- Task goal: Images should be left out, and everything else in the listing reproduced exactly.
[START OF Material]
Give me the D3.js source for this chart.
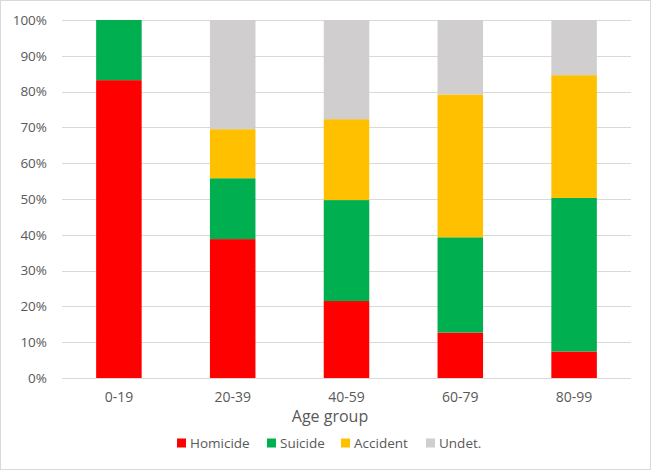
<!DOCTYPE html>
<html>
<head>
<meta charset="utf-8">
<script src="https://cdn.jsdelivr.net/npm/d3@7"></script>
<style>
  body { margin: 0; background: #fff; }
  svg { font-family: "Open Sans", sans-serif; }
</style>
</head>
<body>
<svg width="651" height="470"></svg>
<script>
// age groups and shares (%) per cause of death
let ageGroups = ["0-19", "20-39", "40-59", "60-79", "80-99"];
let causes = ["Homicide", "Suicide", "Accident", "Undet."];
let homicide = [83.2, 38.8, 21.5, 12.7, 7.4];
let suicide = [16.8, 17.0, 28.2, 26.6, 42.9];
let accident = [0, 13.7, 22.6, 39.9, 34.3];
let undet = [0, 30.5, 27.7, 20.8, 15.4];
let yTicks = [0, 10, 20, 30, 40, 50, 60, 70, 80, 90, 100];

let colors = ["#FF0000", "#00B050", "#FFC000", "#D0CECE"];

let margin = { top: 20, right: 20, bottom: 92, left: 62 },
  width = 651 - margin.left - margin.right,
  height = 470 - margin.top - margin.bottom;

let svg = d3.select("svg");

svg
  .append("rect")
  .attr("x", 0.5)
  .attr("y", 0.5)
  .attr("width", 650)
  .attr("height", 469)
  .attr("fill", "#fff")
  .attr("stroke", "#D9D9D9");

const table = ageGroups.map((g, i) => ({
  group: g,
  Homicide: homicide[i],
  Suicide: suicide[i],
  Accident: accident[i],
  "Undet.": undet[i],
}));

const series = d3.stack().keys(causes)(table);

const x = d3
  .scaleBand()
  .domain(ageGroups)
  .range([0, width])
  .paddingInner(0.6)
  .paddingOuter(0.3);

const y = d3.scaleLinear().domain([0, 100]).range([height, 0]);

const color = d3.scaleOrdinal().domain(causes).range(colors);

const g = svg
  .append("g")
  .attr("transform", `translate(${margin.left},${margin.top})`);

// gridlines
g.selectAll("line.grid")
  .data(yTicks)
  .enter()
  .append("line")
  .attr("class", "grid")
  .attr("x1", 0)
  .attr("x2", width)
  .attr("y1", (d) => Math.round(y(d)) + 0.5)
  .attr("y2", (d) => Math.round(y(d)) + 0.5)
  .attr("stroke", "#D9D9D9")
  .attr("stroke-width", 1);

// y tick labels
g.selectAll("text.ytick")
  .data(yTicks)
  .enter()
  .append("text")
  .attr("class", "ytick")
  .attr("x", -15)
  .attr("y", (d) => y(d))
  .attr("dy", "0.35em")
  .attr("text-anchor", "end")
  .attr("font-size", "13.5px")
  .attr("fill", "#595959")
  .text((d) => d + "%");

// bars
g.selectAll("g.layer")
  .data(series)
  .enter()
  .append("g")
  .attr("class", "layer")
  .attr("fill", (d) => color(d.key))
  .selectAll("rect")
  .data((d) => d)
  .enter()
  .append("rect")
  .attr("x", (d) => x(d.data.group))
  .attr("width", x.bandwidth())
  .attr("y", (d) => y(d[1]))
  .attr("height", (d) => y(d[0]) - y(d[1]));

// x tick labels
g.selectAll("text.xtick")
  .data(ageGroups)
  .enter()
  .append("text")
  .attr("class", "xtick")
  .attr("x", (d) => x(d) + x.bandwidth() / 2)
  .attr("y", height + 19)
  .attr("dy", "0.35em")
  .attr("text-anchor", "middle")
  .attr("font-size", "14px")
  .attr("fill", "#595959")
  .text((d) => d);

// axis title
svg
  .append("text")
  .attr("x", 330)
  .attr("y", 416)
  .attr("dy", "0.35em")
  .attr("text-anchor", "middle")
  .attr("font-size", "16px")
  .attr("fill", "#595959")
  .text("Age group");

// legend
const legendX = [177, 267, 341, 426];
const legend = svg
  .selectAll("g.legend")
  .data(causes)
  .enter()
  .append("g")
  .attr("class", "legend")
  .attr("transform", (d, i) => `translate(${legendX[i]}, 443)`);

legend
  .append("rect")
  .attr("x", 0)
  .attr("y", -4.5)
  .attr("width", 9)
  .attr("height", 9)
  .attr("fill", (d) => color(d));

legend
  .append("text")
  .attr("x", 13)
  .attr("y", 0)
  .attr("dy", "0.35em")
  .attr("font-size", "13.5px")
  .attr("fill", "#595959")
  .text((d) => d);
</script>
</body>
</html>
[END OF Material]
- Exercise solution:
Give me the D3.js source for this chart.
<!DOCTYPE html>
<html>
<head>
<meta charset="utf-8">
<script src="https://cdn.jsdelivr.net/npm/d3@7"></script>
<style>
  body { margin: 0; background: #fff; }
  svg { font-family: "Open Sans", sans-serif; }
</style>
</head>
<body>
<svg width="651" height="470"></svg>
<script>
// age groups and shares (%) per cause of death
let ageGroups = ["0-19", "20-39", "40-59", "60-79", "80-99"];
let causes = ["Homicide", "Suicide", "Accident", "Undet."];
let homicide = [83.2, 38.8, 21.5, 12.7, 7.4];
let suicide = [16.8, 17.0, 28.2, 26.6, 42.9];
let accident = [0, 13.7, 22.6, 39.9, 34.3];
let undet = [0, 30.5, 27.7, 20.8, 15.4];
let yTicks = [0, 10, 20, 30, 40, 50, 60, 70, 80, 90, 100];

let colors = ["#FF0000", "#00B050", "#FFC000", "#D0CECE"];

let margin = { top: 20, right: 20, bottom: 92, left: 62 },
  width = 651 - margin.left - margin.right,
  height = 470 - margin.top - margin.bottom;

let svg = d3.select("svg");

svg
  .append("rect")
  .attr("x", 0.5)
  .attr("y", 0.5)
  .attr("width", 650)
  .attr("height", 469)
  .attr("fill", "#fff")
  .attr("stroke", "#D9D9D9");

const table = ageGroups.map((g, i) => ({
  group: g,
  Homicide: homicide[i],
  Suicide: suicide[i],
  Accident: accident[i],
  "Undet.": undet[i],
}));

const series = d3.stack().keys(causes)(table);

const x = d3
  .scaleBand()
  .domain(ageGroups)
  .range([0, width])
  .paddingInner(0.6)
  .paddingOuter(0.3);

const y = d3.scaleLinear().domain([0, 100]).range([height, 0]);

const color = d3.scaleOrdinal().domain(causes).range(colors);

const g = svg
  .append("g")
  .attr("transform", `translate(${margin.left},${margin.top})`);

// gridlines
g.selectAll("line.grid")
  .data(yTicks)
  .enter()
  .append("line")
  .attr("class", "grid")
  .attr("x1", 0)
  .attr("x2", width)
  .attr("y1", (d) => Math.round(y(d)) + 0.5)
  .attr("y2", (d) => Math.round(y(d)) + 0.5)
  .attr("stroke", "#D9D9D9")
  .attr("stroke-width", 1);

// y tick labels
g.selectAll("text.ytick")
  .data(yTicks)
  .enter()
  .append("text")
  .attr("class", "ytick")
  .attr("x", -15)
  .attr("y", (d) => y(d))
  .attr("dy", "0.35em")
  .attr("text-anchor", "end")
  .attr("font-size", "13.5px")
  .attr("fill", "#595959")
  .text((d) => d + "%");

// bars
g.selectAll("g.layer")
  .data(series)
  .enter()
  .append("g")
  .attr("class", "layer")
  .attr("fill", (d) => color(d.key))
  .selectAll("rect")
  .data((d) => d)
  .enter()
  .append("rect")
  .attr("x", (d) => x(d.data.group))
  .attr("width", x.bandwidth())
  .attr("y", (d) => y(d[1]))
  .attr("height", (d) => y(d[0]) - y(d[1]));

// x tick labels
g.selectAll("text.xtick")
  .data(ageGroups)
  .enter()
  .append("text")
  .attr("class", "xtick")
  .attr("x", (d) => x(d) + x.bandwidth() / 2)
  .attr("y", height + 19)
  .attr("dy", "0.35em")
  .attr("text-anchor", "middle")
  .attr("font-size", "14px")
  .attr("fill", "#595959")
  .text((d) => d);

// axis title
svg
  .append("text")
  .attr("x", 330)
  .attr("y", 416)
  .attr("dy", "0.35em")
  .attr("text-anchor", "middle")
  .attr("font-size", "16px")
  .attr("fill", "#595959")
  .text("Age group");

// legend
const legendX = [177, 267, 341, 426];
const legend = svg
  .selectAll("g.legend")
  .data(causes)
  .enter()
  .append("g")
  .attr("class", "legend")
  .attr("transform", (d, i) => `translate(${legendX[i]}, 443)`);

legend
  .append("rect")
  .attr("x", 0)
  .attr("y", -4.5)
  .attr("width", 9)
  .attr("height", 9)
  .attr("fill", (d) => color(d));

legend
  .append("text")
  .attr("x", 13)
  .attr("y", 0)
  .attr("dy", "0.35em")
  .attr("font-size", "13.5px")
  .attr("fill", "#595959")
  .text((d) => d);
</script>
</body>
</html>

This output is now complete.